In an email to me after his remarks , Stevenson also said:

In addition, DNR management has made it clear to staff that environmental advocacy is no longer the core mission of DNR and staff are disallowed from doing so. What was once a guardian of Wisconsin’s natural heritage is now reduced to a rubber-stamping vendor of licenses and permits without oversight.

Also consider similar, expert remarks from a current staffer included in a 2017 assessment of the DNR on this blog:

The past year has really shown me how the GOP is afraid of and caters to their wealthy donors – some of whom aren’t even that generous. It was obvious before but this year has been brutal. DNR administrators support any development project regardless of environmental impacts. They are not interested in the environment or public health. If they can’t maneuver around the law by bending it, the legislature simply changes the law.

Rich Republican donors feel free to call up the DNR Secretary and Governor and demand that their projects go through. This puts pressure on legislators and DNR upper management. It has created an atmosphere of desperation at all levels of the DNR.

I have witnessed administrators simply ignoring valid environmental and legal concerns from experienced, competent employees and I have seen administrators ignoring the process for determining environmental hazards when granting permits. It is true that DNR doesn’t follow their own processes and skirts the law when possible.

The Secretary’s office seems to have a lot of power. And when that power is wielded by an incurious, pro-business person, bad things happen. So far, even in his short tenure, Dan Meyer has proven himself to be the same as Cathy Stepp.

The only real check on unbridled donor power is the citizen groups and nonprofits who sue. Most of these groups are focused on local problems so it is difficult for the average person to know what damage is being done to other parts of the state.

This, then, is the disemboweled agency that will decide whether Foxconn should be allowed to divert and consume so much of Lake Michigan’s water. The Foxconn diversion review is likely to be nothing more than a done-deal kabuki show ruling in the company’s favor.

James Rowen, a former journalist and mayoral staffer in Milwaukee and Madison, writes a regular blog, The Political Environment

Categories: Environment, Op-Ed, Politics

9 thoughts on “Op Ed: Foxconn Water Request Violates Law”

  1. frank schneiger says:

    The historian Frederick Maitland once said, “We should always be aware that what now lies in the past once lay in the future.” Several decades from now, people will look back and wonder: How did Wisconsin become a corrupt, plutocratic, corporate controlled,, otherized, scapegoat driven, and environmentally degraded backwater?

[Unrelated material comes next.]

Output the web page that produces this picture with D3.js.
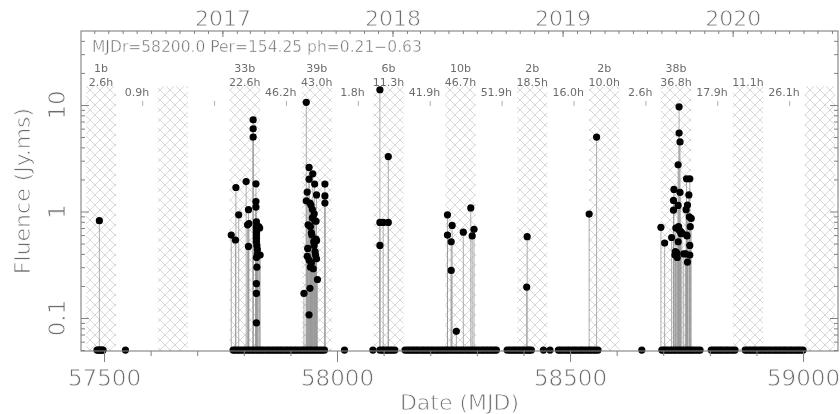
<!DOCTYPE html>
<html>
<head>
<meta charset="utf-8">
<script src="https://cdn.jsdelivr.net/npm/d3@7"></script>
<style>
  body { margin: 0; background: #fff; }
  svg { will-change: transform; opacity: 0.999; }
  text { font-family: "DejaVu Sans", sans-serif; fill: #6c6c6c; }
  .thin { stroke: #fff; stroke-width: 0.8px; }
</style>
</head>
<body>
<script>
// ephemeris used for the activity windows
var mjdRef = 58200.0, period = 154.25, phStart = 0.21, phEnd = 0.63;

// windows (cycle numbers relative to mjdRef) and the numbers written above them
var cycles = [-5, -4, -3, -2, -1, 0, 1, 2, 3, 4, 5];
var burstCounts = [1, null, 33, 39, 6, 10, 2, 2, 38, null, null];
var windowHours = [2.6, null, 22.6, 43.0, 11.3, 46.7, 18.5, 10.0, 36.8, 11.1, null];
// hours observed between window n and window n+1
var gapHours = [0.9, null, 46.2, 1.8, 41.9, 51.9, 16.0, 2.6, 17.9, 26.1];

var yearLabels = ['2017', '2018', '2019', '2020'];
var xTicks = [57500, 58000, 58500, 59000];
var yTicks = [0.1, 1, 10];

// detected bursts: [MJD, fluence Jy.ms]
var bursts = [
  [57490, 0.82],
  // cycle -3
  [57773, 0.60], [57782, 0.54], [57783, 1.68], [57789, 0.93], [57805, 1.91], [57810, 1.04],
  [57808, 0.75], [57811, 0.77], [57810, 0.47], [57820, 7.26], [57820, 5.98], [57820, 5.0],
  [57826, 1.82], [57826, 1.24], [57826, 1.10], [57827, 0.80], [57827, 0.72], [57827, 0.68],
  [57827, 0.64], [57827, 0.60], [57827, 0.56], [57827, 0.52], [57828, 0.48], [57829, 0.44],
  [57834, 0.70], [57835, 0.39], [57827, 0.37], [57828, 0.30], [57827, 0.21], [57827, 0.17],
  [57827, 0.09], [57829, 0.40], [57832, 0.72],
  // cycle -2
  [57934, 10.6], [57940, 2.59], [57948, 2.26], [57940, 2.01], [57952, 1.81], [57936, 1.52],
  [57956, 1.43], [57974, 1.81], [57974, 1.40], [57974, 1.20], [57934, 1.26], [57942, 1.20],
  [57944, 1.15], [57947, 0.87], [57952, 0.82], [57955, 0.81], [57943, 0.72], [57945, 0.63],
  [57956, 0.53], [57950, 0.52], [57937, 0.45], [57936, 0.38], [57954, 0.39], [57956, 0.36],
  [57940, 0.35], [57945, 0.33], [57949, 0.29], [57958, 0.23], [57942, 0.19], [57929, 0.17],
  [57940, 0.107], [57946, 0.60], [57951, 0.95], [57938, 0.75], [57953, 0.42], [57947, 1.05],
  [57951, 0.48], [57943, 0.30], [57955, 0.55],
  // cycle -1
  [58092, 13.9], [58092, 0.79], [58092, 0.48], [58099, 0.79], [58110, 0.79], [58110, 3.28],
  // cycle 0
  [58237, 0.93], [58247, 0.74], [58237, 0.60], [58245, 0.52], [58245, 0.28], [58256, 0.075],
  [58271, 0.64], [58287, 1.08], [58294, 0.68], [58290, 0.59],
  // cycle 1
  [58408, 0.58], [58407, 0.195],
  // cycle 2
  [58541, 0.945], [58557, 5.0],
  // cycle 3
  [58734, 9.6], [58734, 5.45], [58736, 4.5], [58732, 2.74], [58750, 2.03], [58757, 2.03],
  [58723, 1.61], [58736, 1.51], [58722, 1.27], [58732, 1.14], [58752, 1.15], [58722, 1.03],
  [58749, 1.04], [58755, 1.43], [58756, 0.89], [58760, 0.86], [58758, 0.72], [58695, 0.71],
  [58727, 0.70], [58734, 0.67], [58737, 0.65], [58703, 0.505], [58718, 0.57], [58750, 0.60],
  [58732, 0.52], [58725, 0.39], [58730, 0.37], [58748, 0.40], [58757, 0.39], [58752, 0.335],
  [58757, 0.48], [58729, 0.41], [58740, 0.63], [58733, 0.72], [58726, 0.42], [58744, 0.40],
  [58751, 0.59], [58738, 0.62]
];

// observing epochs with no detection (plotted at the lower limit)
var noDetect = [
  57485, 57488, 57490, 57493, 57496, 57498, 57546,
  57777, 57781, 57786, 57790, 57795, 57800, 57804, 57809, 57813, 57818, 57822, 57827, 57831,
  57836, 57840, 57845, 57850, 57854, 57859, 57863, 57868, 57872, 57877, 57881, 57886, 57891,
  57895, 57900, 57904, 57909, 57913, 57918, 57923, 57927, 57932, 57936, 57941, 57945, 57950,
  57955, 57959, 57964, 57968, 57973,
  58016, 58077,
  58092, 58097, 58101, 58106, 58110, 58115, 58119, 58124,
  58146, 58151, 58155, 58160, 58164, 58169, 58173, 58178, 58183, 58187, 58192, 58196, 58201,
  58205, 58210, 58215, 58219, 58224, 58228, 58233, 58237, 58242, 58247, 58251, 58256, 58260,
  58265, 58269, 58274, 58279, 58283, 58288, 58292, 58297, 58301, 58306, 58311, 58315, 58320,
  58324, 58329, 58333, 58338, 58342,
  58365, 58370, 58374, 58379, 58383, 58388, 58392, 58397, 58401, 58406, 58410, 58413, 58417,
  58443, 58457,
  58475, 58479, 58484, 58489, 58494, 58498, 58503, 58508, 58512, 58517, 58522, 58526, 58531,
  58536, 58541, 58545, 58550, 58555, 58560,
  58654,
  58697, 58701, 58706, 58710, 58715, 58719, 58724, 58728, 58733, 58737, 58742, 58746, 58751,
  58755, 58760, 58764, 58769, 58774, 58779,
  58803, 58807, 58812, 58816, 58821, 58825, 58830, 58835, 58839, 58844, 58849, 58854,
  58876, 58880, 58885, 58889, 58894, 58898, 58903, 58908, 58912, 58917, 58921, 58926, 58930,
  58935, 58940, 58944, 58949, 58953, 58958, 58962, 58967, 58972, 58976, 58981, 58986, 58990,
  58995, 59000
];
var lowLimit = 0.05;

var svg = d3.select("body").append("svg")
    .attr("width", 840)
    .attr("height", 414);

var m = {left: 81, right: 838, top: 31, bottom: 351};

var x = d3.scaleLinear().domain([57450.6, 59075]).range([m.left, m.right]);
var y = d3.scaleLog().domain([0.049, 49.5]).range([m.bottom, m.top]);

function mjdToDate(d) { return new Date(Date.UTC(1858, 10, 17) + d * 86400000); }
var xt = d3.scaleUtc().domain(x.domain().map(mjdToDate)).range([m.left, m.right]);

// hatch pattern
var defs = svg.append("defs");
defs.append("pattern")
    .attr("id", "hatch")
    .attr("patternUnits", "userSpaceOnUse")
    .attr("width", 10).attr("height", 10)
  .append("path")
    .attr("d", "M0,0L10,10M10,0L0,10")
    .attr("stroke", "#cdcdcd")
    .attr("stroke-width", 0.8);
defs.append("clipPath").attr("id", "plotclip")
  .append("rect").attr("x", m.left).attr("y", m.top)
    .attr("width", m.right - m.left).attr("height", m.bottom - m.top);

var winStart = function (n) { return mjdRef + (n + phStart) * period; };
var winEnd = function (n) { return mjdRef + (n + phEnd) * period; };

svg.append("g").attr("clip-path", "url(#plotclip)")
  .selectAll("rect")
  .data(cycles)
  .enter()
  .append("rect")
    .attr("x", function (n) { return x(winStart(n)); })
    .attr("width", function (n) { return x(winEnd(n)) - x(winStart(n)); })
    .attr("y", y(15))
    .attr("height", m.bottom - y(15))
    .attr("fill", "url(#hatch)");

// labels above the windows
var labG = svg.append("g").style("font-size", "11px").attr("text-anchor", "middle");
cycles.forEach(function (n, i) {
  var cx = x((winStart(n) + winEnd(n)) / 2);
  if (burstCounts[i] != null) {
    labG.append("text").attr("x", cx).attr("y", 72).text(burstCounts[i] + "b");
  }
  if (windowHours[i] != null) {
    labG.append("text").attr("x", cx).attr("y", 86).text(windowHours[i].toFixed(1) + "h");
  }
});
gapHours.forEach(function (h, i) {
  var n = cycles[i];
  var gx = x((winEnd(n) + winStart(n + 1)) / 2);
  if (h != null) {
    labG.append("text").attr("x", gx).attr("y", 96).text(h.toFixed(1) + "h");
  }
  svg.append("line")
    .attr("x1", x(mjdRef + (n + 1) * period)).attr("x2", x(mjdRef + (n + 1) * period))
    .attr("y1", 101).attr("y2", 106)
    .attr("stroke", "#b0b0b0");
});

// stems and points
svg.append("g").selectAll("line")
  .data(bursts)
  .enter()
  .append("line")
    .attr("x1", function (d) { return x(d[0]); })
    .attr("x2", function (d) { return x(d[0]); })
    .attr("y1", y(lowLimit))
    .attr("y2", function (d) { return y(d[1]); })
    .attr("stroke", "#999")
    .attr("stroke-width", 0.8);

svg.append("g").selectAll("circle")
  .data(noDetect)
  .enter()
  .append("circle")
    .attr("cx", function (d) { return x(d); })
    .attr("cy", y(lowLimit))
    .attr("r", 3.6)
    .attr("fill", "#000");

svg.append("g").selectAll("circle")
  .data(bursts)
  .enter()
  .append("circle")
    .attr("cx", function (d) { return x(d[0]); })
    .attr("cy", function (d) { return y(d[1]); })
    .attr("r", 3.6)
    .attr("fill", "#000");

// frame
var axisCol = "#808080";
svg.append("rect")
    .attr("x", m.left).attr("y", m.top)
    .attr("width", m.right - m.left).attr("height", m.bottom - m.top)
    .attr("fill", "none").attr("stroke", axisCol).attr("stroke-width", 1.1);

function styleAxis(g) {
  g.select(".domain").remove();
  g.selectAll(".tick line").attr("stroke", axisCol);
  g.selectAll("text").attr("font-family", null).attr("font-size", null).attr("fill", null)
    .attr("class", "thin");
}

// bottom axis
svg.append("g").attr("transform", "translate(0," + m.bottom + ")")
    .call(d3.axisBottom(x).tickValues(d3.range(57500, 59001, 100)).tickSize(5).tickFormat(""))
    .call(styleAxis);
svg.append("g").attr("transform", "translate(0," + m.bottom + ")")
    .call(d3.axisBottom(x).tickValues(xTicks).tickSize(11).tickPadding(8).tickFormat(d3.format("d")))
    .call(styleAxis)
    .selectAll("text").style("font-size", "23px");

// top axis: months and years
svg.append("g").attr("transform", "translate(0," + m.top + ")")
    .call(d3.axisTop(xt).ticks(d3.utcMonth.every(1)).tickSize(-3).tickFormat(""))
    .call(styleAxis);
svg.append("g").attr("transform", "translate(0," + m.top + ")")
    .call(d3.axisTop(xt).ticks(d3.utcYear.every(1)).tickSize(-6).tickPadding(5)
      .tickFormat(function (d, i) { return yearLabels[i]; }))
    .call(styleAxis)
    .selectAll("text").style("font-size", "22px");

// y axes
var minorY = [];
[0.01, 0.1, 1, 10].forEach(function (dec) {
  for (var k = 2; k <= 9; k++) {
    var v = dec * k;
    if (v >= 0.049 && v <= 49.5) minorY.push(v);
  }
});
[[d3.axisLeft, m.left], [d3.axisRight, m.right]].forEach(function (a) {
  svg.append("g").attr("transform", "translate(" + a[1] + ",0)")
      .call(a[0](y).tickValues(minorY).tickSize(-4).tickFormat(""))
      .call(styleAxis);
  svg.append("g").attr("transform", "translate(" + a[1] + ",0)")
      .call(a[0](y).tickValues(yTicks).tickSize(-8).tickFormat(""))
      .call(styleAxis);
});
svg.append("g").selectAll("text")
  .data(yTicks)
  .enter()
  .append("text")
    .attr("class", "thin")
    .attr("transform", function (d) { return "translate(57," + y(d) + ") rotate(-90)"; })
    .attr("text-anchor", "middle")
    .attr("dy", "0.36em")
    .style("font-size", "23px")
    .text(function (d) { return d; });

// titles
svg.append("text")
    .attr("class", "thin")
    .attr("transform", "translate(22," + ((m.top + m.bottom) / 2) + ") rotate(-90)")
    .attr("text-anchor", "middle")
    .attr("dy", "0.36em")
    .style("font-size", "22px")
    .text("Fluence (Jy.ms)");

svg.append("text")
    .attr("class", "thin")
    .attr("x", (m.left + m.right) / 2)
    .attr("y", 410)
    .attr("text-anchor", "middle")
    .style("font-size", "22px")
    .text("Date (MJD)");

svg.append("text")
    .attr("class", "thin")
    .style("stroke-width", "0.5px")
    .attr("x", 92)
    .attr("y", 52)
    .style("font-size", "15.5px")
    .text("MJDr=" + mjdRef.toFixed(1) + " Per=" + period.toFixed(2) + " ph=" + phStart.toFixed(2) + "\u2212" + phEnd.toFixed(2));
</script>
</body>
</html>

How exactly did that happen?
    Because it will be hard to defend what the state has already become and is becoming, there will be a lot of blaming and blame shifting, along with, “Gosh, we just didn’t know.” Except that everyone did know, at least everyone who wanted to. Scott Walker and his wrecking crew will be just a bad memory, and a history-deprived public will most likely pick the villains based on which set of lies they choose to believe. But there will be no escaping the sad reality of what the state, in a very short period of time, had become under reactionary, plutocratic and corporate rule. And the fact that much of the damage will be either permanent or very difficult to repair.

  2. David Ciepluch says:

    It is now being repeated on the Federal level. It all got its start in the 1980s with Reagan and the “Starve the Beast” strategy and “trickle down economic”. Both built upon epic lies and no foundation in reality.

    We are seeing the rapid collapse of the Republic and representative Democracy.

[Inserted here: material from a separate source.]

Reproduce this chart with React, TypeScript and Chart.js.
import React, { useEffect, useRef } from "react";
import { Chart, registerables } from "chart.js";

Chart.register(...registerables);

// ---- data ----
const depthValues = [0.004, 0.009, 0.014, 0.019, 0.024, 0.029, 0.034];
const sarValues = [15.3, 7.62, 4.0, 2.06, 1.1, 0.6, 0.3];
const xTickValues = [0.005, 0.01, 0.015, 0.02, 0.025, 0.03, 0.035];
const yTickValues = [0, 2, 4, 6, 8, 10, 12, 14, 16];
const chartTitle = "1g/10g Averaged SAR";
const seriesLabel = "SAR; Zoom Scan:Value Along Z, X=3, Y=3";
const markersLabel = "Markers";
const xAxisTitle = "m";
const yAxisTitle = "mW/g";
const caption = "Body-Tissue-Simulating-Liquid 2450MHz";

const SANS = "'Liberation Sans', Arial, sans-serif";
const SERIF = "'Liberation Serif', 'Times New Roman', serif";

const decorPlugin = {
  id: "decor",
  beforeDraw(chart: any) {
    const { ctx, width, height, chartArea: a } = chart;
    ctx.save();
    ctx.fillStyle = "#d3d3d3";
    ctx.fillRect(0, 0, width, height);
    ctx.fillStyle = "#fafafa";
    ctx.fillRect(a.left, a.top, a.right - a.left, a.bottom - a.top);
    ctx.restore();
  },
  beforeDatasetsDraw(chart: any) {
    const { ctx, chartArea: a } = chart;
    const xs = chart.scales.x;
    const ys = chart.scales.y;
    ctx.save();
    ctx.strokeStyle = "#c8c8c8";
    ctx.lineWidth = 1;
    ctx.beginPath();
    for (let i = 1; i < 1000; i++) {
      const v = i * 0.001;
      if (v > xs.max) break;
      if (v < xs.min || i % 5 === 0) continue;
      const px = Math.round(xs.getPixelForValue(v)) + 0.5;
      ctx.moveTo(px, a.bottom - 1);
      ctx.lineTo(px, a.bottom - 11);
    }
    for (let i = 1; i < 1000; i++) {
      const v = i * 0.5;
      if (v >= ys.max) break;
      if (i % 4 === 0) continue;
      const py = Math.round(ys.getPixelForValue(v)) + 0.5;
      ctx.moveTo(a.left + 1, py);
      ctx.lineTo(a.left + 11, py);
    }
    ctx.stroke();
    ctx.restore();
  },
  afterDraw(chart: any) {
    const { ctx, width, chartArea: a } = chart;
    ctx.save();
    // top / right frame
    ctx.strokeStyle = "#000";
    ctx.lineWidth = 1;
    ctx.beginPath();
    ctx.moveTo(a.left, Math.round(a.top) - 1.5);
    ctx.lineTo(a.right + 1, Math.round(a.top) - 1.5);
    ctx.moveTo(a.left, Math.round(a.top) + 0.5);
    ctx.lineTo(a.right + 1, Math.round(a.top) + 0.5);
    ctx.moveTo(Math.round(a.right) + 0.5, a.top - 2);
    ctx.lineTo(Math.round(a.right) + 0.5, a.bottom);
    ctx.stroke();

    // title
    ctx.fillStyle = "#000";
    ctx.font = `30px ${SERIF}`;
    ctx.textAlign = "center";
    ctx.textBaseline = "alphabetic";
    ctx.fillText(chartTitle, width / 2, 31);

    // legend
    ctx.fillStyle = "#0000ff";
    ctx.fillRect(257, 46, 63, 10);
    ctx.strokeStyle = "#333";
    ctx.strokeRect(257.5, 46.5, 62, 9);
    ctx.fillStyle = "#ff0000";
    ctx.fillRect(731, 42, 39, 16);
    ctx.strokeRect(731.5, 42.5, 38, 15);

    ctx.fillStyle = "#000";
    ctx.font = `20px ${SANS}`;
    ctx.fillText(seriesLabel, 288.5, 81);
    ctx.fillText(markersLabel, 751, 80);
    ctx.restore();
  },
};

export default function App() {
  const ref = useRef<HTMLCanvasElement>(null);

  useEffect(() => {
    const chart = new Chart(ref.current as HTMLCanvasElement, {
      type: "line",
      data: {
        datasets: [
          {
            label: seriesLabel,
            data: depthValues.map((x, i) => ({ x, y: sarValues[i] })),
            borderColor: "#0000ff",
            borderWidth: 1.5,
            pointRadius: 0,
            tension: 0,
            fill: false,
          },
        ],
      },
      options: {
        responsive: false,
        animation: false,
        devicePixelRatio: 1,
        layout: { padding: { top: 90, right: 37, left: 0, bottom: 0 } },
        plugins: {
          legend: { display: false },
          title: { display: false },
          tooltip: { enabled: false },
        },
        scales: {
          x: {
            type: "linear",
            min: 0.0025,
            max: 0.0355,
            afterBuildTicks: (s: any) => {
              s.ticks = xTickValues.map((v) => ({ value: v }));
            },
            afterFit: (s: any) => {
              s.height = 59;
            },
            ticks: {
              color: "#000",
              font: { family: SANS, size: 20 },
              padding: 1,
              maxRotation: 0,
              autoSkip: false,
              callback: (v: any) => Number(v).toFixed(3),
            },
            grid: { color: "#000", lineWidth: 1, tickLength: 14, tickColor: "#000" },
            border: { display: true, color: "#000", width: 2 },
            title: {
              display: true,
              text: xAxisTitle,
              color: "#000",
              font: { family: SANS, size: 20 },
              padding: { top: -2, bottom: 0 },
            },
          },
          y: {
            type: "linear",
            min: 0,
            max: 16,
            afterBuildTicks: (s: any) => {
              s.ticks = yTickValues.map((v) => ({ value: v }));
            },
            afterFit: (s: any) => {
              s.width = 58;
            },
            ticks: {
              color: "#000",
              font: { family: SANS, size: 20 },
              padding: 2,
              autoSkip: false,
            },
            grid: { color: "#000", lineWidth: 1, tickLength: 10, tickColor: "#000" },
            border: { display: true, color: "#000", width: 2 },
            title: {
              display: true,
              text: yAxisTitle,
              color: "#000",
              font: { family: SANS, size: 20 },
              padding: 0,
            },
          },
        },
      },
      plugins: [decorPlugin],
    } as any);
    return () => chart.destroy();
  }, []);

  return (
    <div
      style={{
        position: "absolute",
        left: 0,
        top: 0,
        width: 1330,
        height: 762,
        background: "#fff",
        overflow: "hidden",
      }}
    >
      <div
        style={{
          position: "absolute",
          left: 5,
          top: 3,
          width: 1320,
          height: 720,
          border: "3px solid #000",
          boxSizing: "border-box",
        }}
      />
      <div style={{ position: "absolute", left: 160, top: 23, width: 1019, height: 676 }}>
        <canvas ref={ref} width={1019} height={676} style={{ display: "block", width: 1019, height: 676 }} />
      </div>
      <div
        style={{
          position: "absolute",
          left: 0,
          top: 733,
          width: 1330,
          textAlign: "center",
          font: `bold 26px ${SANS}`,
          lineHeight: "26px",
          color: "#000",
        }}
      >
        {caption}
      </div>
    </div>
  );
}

    It is all about maintaining power and looting from everyone for a select few. Media like Fox lies and hate radio have been indoctrinating enough people since 1987 when Reagan abandoned the Fairness Doctrine and truth in advertising. Republicans have had great concern for the day the are more darker skinned people than whites and have used voter suppression laws, imprisonment, deportations and tactics to tamp down the vote, job losses, and instigate fear among people. We are on a dead end pathway as a nation.

  3. David Ciepluch says:

    Water belongs to the people and the environment. Water is required for life.

    In legal terms, the Northwest Ordinance of 1787 of which Wisconsin was a part, made water a public domain. Wisconsin further adopted the Public Trust Doctrine that enshrined water as belonging to the people, and placed in trust with the Department of Natural Resources for the people. This is backed by decades of case law.

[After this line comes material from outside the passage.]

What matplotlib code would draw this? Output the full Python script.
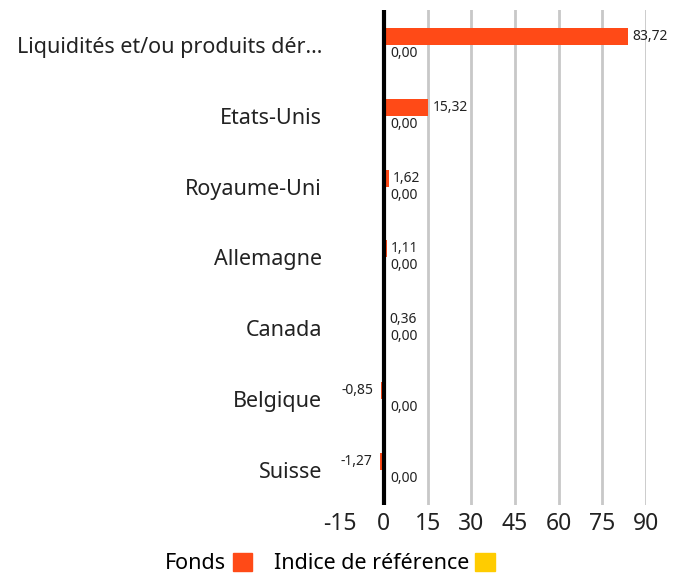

    We know today that WDNR and the State Supreme Court have been utterly corrupted and ignore laws, truth, and justice. Wisconsin is a very corrupted state and backwater of the nation. And Wisconsin hates it largest city Milwaukee, and maybe equally so Madison.

  4. John Lunz says:

    I hope MEA takes this to court. I understand the normal route is to appeal to the EPA starting with the regional office, which now ironically is headed by Kathy Stepp! I fear we are totally powerless in this dysfunctional environment.

  5. will says:

    We must fight this for the future of our state where water will be our biggest asset. Wisconsin is under Authoritarian rule with Walker, Vos and the rest of the GOP. We have lost local control to the big corporations who will destroy our way of life.

  6. mike says:

    So am I safe to assume that the author does not have a TV at home since he wouldn’t want to waste precious water anywhere on our planet?

  7. Jess says:

    I sent my email to the DNR. At least it can be recorded. It sounds like there’s not much hope for the DNR to the right thing. It’s hard to not get caught up in the immense sadness I feel as our state slips off into the “don’t give a fuck about the environment abyss”. This disconnect that people have with our environment, with our natural resources is what needs mending. If you truly respect yourself then you respect the earth and all that comes from it. We are interconnected to each other and to the earth, if the individuals in power honored and understood this our state would be doing so much better.

  8. Terry says:

    It doesn’t violate the law when you.just change the law! Just like Career Politician Scott Walker and Republicans always do. That is how it works in Walker’s Wississippi! Wisconsin got FOXCONNED!

    Dump Trump
    Dump Walker

  9. Emily says:

    Foxconn will pollute Wisconsin’s water and have reprocusions for the pollution. There is no need for a company that makes tablets to need that much water pumped into their building.